Up early this morning for a BBC Radio debate on the Scottish Water Bill. The Scottish Government got itself into a muddle over the Bill. First it was going to go straight for legislation and now it is going for the more normal consultation route. Whatever the reasons for the muddle, it gave MSPs an opportunity to poke fun at the minister in parliament yesterday.
My main point in this morning's debate was that whilst yesterday's muddle might make good political theatre, we now expect our parliamentarians to raise their game and see the bigger picture.
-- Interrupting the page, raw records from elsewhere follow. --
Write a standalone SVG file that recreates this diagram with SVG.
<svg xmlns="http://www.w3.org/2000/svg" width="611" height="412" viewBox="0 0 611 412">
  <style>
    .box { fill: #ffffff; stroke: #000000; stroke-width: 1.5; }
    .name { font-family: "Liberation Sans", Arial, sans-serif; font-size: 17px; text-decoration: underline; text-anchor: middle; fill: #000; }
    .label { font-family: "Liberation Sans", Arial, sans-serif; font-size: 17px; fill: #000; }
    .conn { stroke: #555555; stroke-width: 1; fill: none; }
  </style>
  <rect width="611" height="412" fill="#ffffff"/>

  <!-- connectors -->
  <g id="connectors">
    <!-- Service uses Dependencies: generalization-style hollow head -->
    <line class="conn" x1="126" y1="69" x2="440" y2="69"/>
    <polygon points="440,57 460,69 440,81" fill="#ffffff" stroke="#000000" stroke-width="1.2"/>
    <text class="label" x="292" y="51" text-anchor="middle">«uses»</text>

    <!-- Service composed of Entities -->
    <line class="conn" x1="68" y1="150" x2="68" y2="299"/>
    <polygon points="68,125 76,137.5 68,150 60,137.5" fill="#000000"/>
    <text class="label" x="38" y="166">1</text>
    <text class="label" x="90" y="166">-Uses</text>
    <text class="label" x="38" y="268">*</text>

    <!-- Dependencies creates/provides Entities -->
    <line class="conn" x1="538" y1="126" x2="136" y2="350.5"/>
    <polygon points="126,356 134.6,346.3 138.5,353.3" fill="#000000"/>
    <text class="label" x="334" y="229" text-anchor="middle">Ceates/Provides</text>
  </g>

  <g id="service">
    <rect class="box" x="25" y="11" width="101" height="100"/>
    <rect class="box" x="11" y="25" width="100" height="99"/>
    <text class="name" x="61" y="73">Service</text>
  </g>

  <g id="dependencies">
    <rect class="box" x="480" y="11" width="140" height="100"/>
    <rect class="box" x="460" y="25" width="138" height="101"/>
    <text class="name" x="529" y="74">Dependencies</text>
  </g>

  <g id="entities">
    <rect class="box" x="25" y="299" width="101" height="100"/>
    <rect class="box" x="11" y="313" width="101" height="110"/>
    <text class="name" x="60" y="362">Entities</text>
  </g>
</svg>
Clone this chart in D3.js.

The aim of the Bill remains to keep Scottish Water in public ownership, but to allow the utility to expand its operations and engage in wider activities such as renewable energy projects. It also provides an opportunity to promote a wider vision of water resources. We particularly welcomed the Minister’s commitment to retain the control of Scottish Water in public ownership. Scottish Labour articulated a similar vision in its policy programme agreed at Oban recently so we at least have a shared vision across a large parliamentary majority.
The long term vision is that Scotland’s water is much more than the provision of a utility. It is a vital economic asset that will become even more important in the years to come. If the 20th Century was dominated by oil, then the 21st Century will be dominated by water provision. Wet countries like Scotland are well placed to exploit the economic and environmental opportunities. Not an easy concept to sell on a typically wet and windy November day in Scotland!
Jeremy Purvis MSP for Liberals used the budget crisis and the concept of mutualisation as cover for their privatisation policy. I would expect the Tories to support privatisation but I am lost as to why the Liberals have joined them. The much quoted Welsh Water is not a real mutual. It is a cosmetic cover for the private water companies that actually deliver water services in Wales. Much emphasis is placed on the £140m of government financing for capital in the current financial difficulties. Less well known is the fact that £90m is returned through loan repayment. None of this would be necessary if Scottish Water had prudential borrowing powers. The implementation of the Calman recommendations or the relaxation of Treasury budget guidance could achieve this. I suggested to Jeremy that he might like to ask his pal Danny Alexander MP to facilitate this now.
We expect the usual vested interests to use the Bill consultation to yet again argue the case for privatisation/mutualisation. This would involve selling off assets paid for by the taxpayer over many years at a fraction of its true value. We would be selling off huge swathes of Scotland, almost certainly to foreign interests, together with the opportunity to exploit Scotland’s water potential for the benefit of big business rather than the people. Charge payers would face higher bills to pay for the purchase debt, fees and directors salaries.When communities across the world are reclaiming their water, it would be crazy for Scotland to abandon our greatest asset.
UNISON Scotland regards the Bill consultation as an important step towards a broader approach to water in Scotland. The current approach of the Scottish Water Board and the regulatory framework can act as barrier to this larger vision for Scotland’s water. Scotland needs a democratically accountable, strategic approach to water that is broader than simply providing a utility, important though that is.
We can be the Scottish Government's sternest critic on many issues. But apart from the process muddle, they have the direction and vision right on this one. For politicians there are only two positions in this debate. You share a long term vision for a public water service or you want to sell off our greatest asset. Your choice, but I am confident the people of Scotland will recognise those who have the big vision over the short term privatisers.